** BEGIN GIVEN DATA **

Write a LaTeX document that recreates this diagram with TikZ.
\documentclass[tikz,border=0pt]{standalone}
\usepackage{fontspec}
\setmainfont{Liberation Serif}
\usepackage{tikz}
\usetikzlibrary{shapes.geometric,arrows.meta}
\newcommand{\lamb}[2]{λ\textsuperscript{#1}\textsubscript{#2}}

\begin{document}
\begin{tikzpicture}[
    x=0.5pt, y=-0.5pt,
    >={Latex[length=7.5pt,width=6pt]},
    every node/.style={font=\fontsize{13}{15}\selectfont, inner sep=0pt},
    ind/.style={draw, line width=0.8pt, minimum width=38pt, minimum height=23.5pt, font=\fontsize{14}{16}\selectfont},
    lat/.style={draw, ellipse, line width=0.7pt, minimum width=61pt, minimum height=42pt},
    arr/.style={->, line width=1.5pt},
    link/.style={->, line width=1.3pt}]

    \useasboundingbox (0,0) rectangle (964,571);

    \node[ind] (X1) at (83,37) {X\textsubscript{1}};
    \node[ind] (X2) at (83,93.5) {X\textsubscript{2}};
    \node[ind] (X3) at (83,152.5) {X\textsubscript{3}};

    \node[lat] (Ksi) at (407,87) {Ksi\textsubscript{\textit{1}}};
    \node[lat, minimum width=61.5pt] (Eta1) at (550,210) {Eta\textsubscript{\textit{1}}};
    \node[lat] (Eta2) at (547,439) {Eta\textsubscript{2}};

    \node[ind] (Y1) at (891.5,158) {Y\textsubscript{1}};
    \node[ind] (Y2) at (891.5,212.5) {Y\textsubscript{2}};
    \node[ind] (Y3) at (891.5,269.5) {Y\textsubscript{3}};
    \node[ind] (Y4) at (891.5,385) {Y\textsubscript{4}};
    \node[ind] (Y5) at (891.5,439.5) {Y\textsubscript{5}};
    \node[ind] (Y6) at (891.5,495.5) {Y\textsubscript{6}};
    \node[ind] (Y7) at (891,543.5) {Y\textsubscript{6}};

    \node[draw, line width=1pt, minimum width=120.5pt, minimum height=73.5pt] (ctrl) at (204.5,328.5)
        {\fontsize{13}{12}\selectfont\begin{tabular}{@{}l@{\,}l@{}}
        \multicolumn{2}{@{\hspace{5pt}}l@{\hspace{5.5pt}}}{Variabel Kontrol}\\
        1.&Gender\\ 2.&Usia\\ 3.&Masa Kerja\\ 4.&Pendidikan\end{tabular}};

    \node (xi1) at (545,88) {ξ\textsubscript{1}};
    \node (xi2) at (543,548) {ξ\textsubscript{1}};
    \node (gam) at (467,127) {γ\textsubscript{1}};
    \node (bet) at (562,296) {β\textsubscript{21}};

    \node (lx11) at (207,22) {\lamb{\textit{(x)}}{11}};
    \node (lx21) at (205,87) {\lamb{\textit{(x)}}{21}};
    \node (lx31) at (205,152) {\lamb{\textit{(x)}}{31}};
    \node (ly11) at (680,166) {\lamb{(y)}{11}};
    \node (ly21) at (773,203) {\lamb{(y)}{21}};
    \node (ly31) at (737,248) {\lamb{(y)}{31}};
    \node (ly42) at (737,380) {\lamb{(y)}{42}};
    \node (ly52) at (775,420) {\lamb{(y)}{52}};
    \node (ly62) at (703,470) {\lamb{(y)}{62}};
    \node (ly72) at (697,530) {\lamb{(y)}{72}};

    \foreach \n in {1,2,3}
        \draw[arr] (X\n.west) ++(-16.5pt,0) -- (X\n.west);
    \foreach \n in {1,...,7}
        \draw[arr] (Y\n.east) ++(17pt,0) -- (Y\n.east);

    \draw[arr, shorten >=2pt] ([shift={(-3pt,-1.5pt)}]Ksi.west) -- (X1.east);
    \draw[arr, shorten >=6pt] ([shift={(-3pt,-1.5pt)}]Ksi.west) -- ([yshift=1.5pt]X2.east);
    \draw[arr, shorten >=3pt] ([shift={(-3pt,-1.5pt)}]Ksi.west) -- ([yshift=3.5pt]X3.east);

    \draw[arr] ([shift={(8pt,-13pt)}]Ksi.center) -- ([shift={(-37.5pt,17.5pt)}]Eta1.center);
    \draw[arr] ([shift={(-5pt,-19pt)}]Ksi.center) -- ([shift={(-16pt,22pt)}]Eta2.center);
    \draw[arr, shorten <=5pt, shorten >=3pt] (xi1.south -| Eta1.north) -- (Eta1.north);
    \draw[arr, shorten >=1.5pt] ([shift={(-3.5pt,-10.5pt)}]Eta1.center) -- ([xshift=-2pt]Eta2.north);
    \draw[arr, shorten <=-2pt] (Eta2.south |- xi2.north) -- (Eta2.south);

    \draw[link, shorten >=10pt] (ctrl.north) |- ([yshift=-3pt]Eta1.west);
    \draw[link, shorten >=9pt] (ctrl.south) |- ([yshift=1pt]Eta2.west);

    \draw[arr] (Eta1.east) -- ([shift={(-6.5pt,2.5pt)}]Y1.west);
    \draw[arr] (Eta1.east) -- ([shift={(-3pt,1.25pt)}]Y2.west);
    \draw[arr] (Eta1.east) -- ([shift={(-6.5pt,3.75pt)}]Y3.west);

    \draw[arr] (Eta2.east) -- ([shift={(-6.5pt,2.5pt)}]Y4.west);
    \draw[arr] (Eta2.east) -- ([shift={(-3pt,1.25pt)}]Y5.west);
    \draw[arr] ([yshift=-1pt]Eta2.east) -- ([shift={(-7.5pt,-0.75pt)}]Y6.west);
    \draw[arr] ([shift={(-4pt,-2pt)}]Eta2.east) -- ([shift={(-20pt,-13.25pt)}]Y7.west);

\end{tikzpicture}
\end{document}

** END GIVEN DATA **

## TASK TO CARRY OUT
Give an exact copy of all the data shown above.

## TASK RESPONSE
Write a LaTeX document that recreates this diagram with TikZ.
\documentclass[tikz,border=0pt]{standalone}
\usepackage{fontspec}
\setmainfont{Liberation Serif}
\usepackage{tikz}
\usetikzlibrary{shapes.geometric,arrows.meta}
\newcommand{\lamb}[2]{λ\textsuperscript{#1}\textsubscript{#2}}

\begin{document}
\begin{tikzpicture}[
    x=0.5pt, y=-0.5pt,
    >={Latex[length=7.5pt,width=6pt]},
    every node/.style={font=\fontsize{13}{15}\selectfont, inner sep=0pt},
    ind/.style={draw, line width=0.8pt, minimum width=38pt, minimum height=23.5pt, font=\fontsize{14}{16}\selectfont},
    lat/.style={draw, ellipse, line width=0.7pt, minimum width=61pt, minimum height=42pt},
    arr/.style={->, line width=1.5pt},
    link/.style={->, line width=1.3pt}]

    \useasboundingbox (0,0) rectangle (964,571);

    \node[ind] (X1) at (83,37) {X\textsubscript{1}};
    \node[ind] (X2) at (83,93.5) {X\textsubscript{2}};
    \node[ind] (X3) at (83,152.5) {X\textsubscript{3}};

    \node[lat] (Ksi) at (407,87) {Ksi\textsubscript{\textit{1}}};
    \node[lat, minimum width=61.5pt] (Eta1) at (550,210) {Eta\textsubscript{\textit{1}}};
    \node[lat] (Eta2) at (547,439) {Eta\textsubscript{2}};

    \node[ind] (Y1) at (891.5,158) {Y\textsubscript{1}};
    \node[ind] (Y2) at (891.5,212.5) {Y\textsubscript{2}};
    \node[ind] (Y3) at (891.5,269.5) {Y\textsubscript{3}};
    \node[ind] (Y4) at (891.5,385) {Y\textsubscript{4}};
    \node[ind] (Y5) at (891.5,439.5) {Y\textsubscript{5}};
    \node[ind] (Y6) at (891.5,495.5) {Y\textsubscript{6}};
    \node[ind] (Y7) at (891,543.5) {Y\textsubscript{6}};

    \node[draw, line width=1pt, minimum width=120.5pt, minimum height=73.5pt] (ctrl) at (204.5,328.5)
        {\fontsize{13}{12}\selectfont\begin{tabular}{@{}l@{\,}l@{}}
        \multicolumn{2}{@{\hspace{5pt}}l@{\hspace{5.5pt}}}{Variabel Kontrol}\\
        1.&Gender\\ 2.&Usia\\ 3.&Masa Kerja\\ 4.&Pendidikan\end{tabular}};

    \node (xi1) at (545,88) {ξ\textsubscript{1}};
    \node (xi2) at (543,548) {ξ\textsubscript{1}};
    \node (gam) at (467,127) {γ\textsubscript{1}};
    \node (bet) at (562,296) {β\textsubscript{21}};

    \node (lx11) at (207,22) {\lamb{\textit{(x)}}{11}};
    \node (lx21) at (205,87) {\lamb{\textit{(x)}}{21}};
    \node (lx31) at (205,152) {\lamb{\textit{(x)}}{31}};
    \node (ly11) at (680,166) {\lamb{(y)}{11}};
    \node (ly21) at (773,203) {\lamb{(y)}{21}};
    \node (ly31) at (737,248) {\lamb{(y)}{31}};
    \node (ly42) at (737,380) {\lamb{(y)}{42}};
    \node (ly52) at (775,420) {\lamb{(y)}{52}};
    \node (ly62) at (703,470) {\lamb{(y)}{62}};
    \node (ly72) at (697,530) {\lamb{(y)}{72}};

    \foreach \n in {1,2,3}
        \draw[arr] (X\n.west) ++(-16.5pt,0) -- (X\n.west);
    \foreach \n in {1,...,7}
        \draw[arr] (Y\n.east) ++(17pt,0) -- (Y\n.east);

    \draw[arr, shorten >=2pt] ([shift={(-3pt,-1.5pt)}]Ksi.west) -- (X1.east);
    \draw[arr, shorten >=6pt] ([shift={(-3pt,-1.5pt)}]Ksi.west) -- ([yshift=1.5pt]X2.east);
    \draw[arr, shorten >=3pt] ([shift={(-3pt,-1.5pt)}]Ksi.west) -- ([yshift=3.5pt]X3.east);

    \draw[arr] ([shift={(8pt,-13pt)}]Ksi.center) -- ([shift={(-37.5pt,17.5pt)}]Eta1.center);
    \draw[arr] ([shift={(-5pt,-19pt)}]Ksi.center) -- ([shift={(-16pt,22pt)}]Eta2.center);
    \draw[arr, shorten <=5pt, shorten >=3pt] (xi1.south -| Eta1.north) -- (Eta1.north);
    \draw[arr, shorten >=1.5pt] ([shift={(-3.5pt,-10.5pt)}]Eta1.center) -- ([xshift=-2pt]Eta2.north);
    \draw[arr, shorten <=-2pt] (Eta2.south |- xi2.north) -- (Eta2.south);

    \draw[link, shorten >=10pt] (ctrl.north) |- ([yshift=-3pt]Eta1.west);
    \draw[link, shorten >=9pt] (ctrl.south) |- ([yshift=1pt]Eta2.west);

    \draw[arr] (Eta1.east) -- ([shift={(-6.5pt,2.5pt)}]Y1.west);
    \draw[arr] (Eta1.east) -- ([shift={(-3pt,1.25pt)}]Y2.west);
    \draw[arr] (Eta1.east) -- ([shift={(-6.5pt,3.75pt)}]Y3.west);

    \draw[arr] (Eta2.east) -- ([shift={(-6.5pt,2.5pt)}]Y4.west);
    \draw[arr] (Eta2.east) -- ([shift={(-3pt,1.25pt)}]Y5.west);
    \draw[arr] ([yshift=-1pt]Eta2.east) -- ([shift={(-7.5pt,-0.75pt)}]Y6.west);
    \draw[arr] ([shift={(-4pt,-2pt)}]Eta2.east) -- ([shift={(-20pt,-13.25pt)}]Y7.west);

\end{tikzpicture}
\end{document}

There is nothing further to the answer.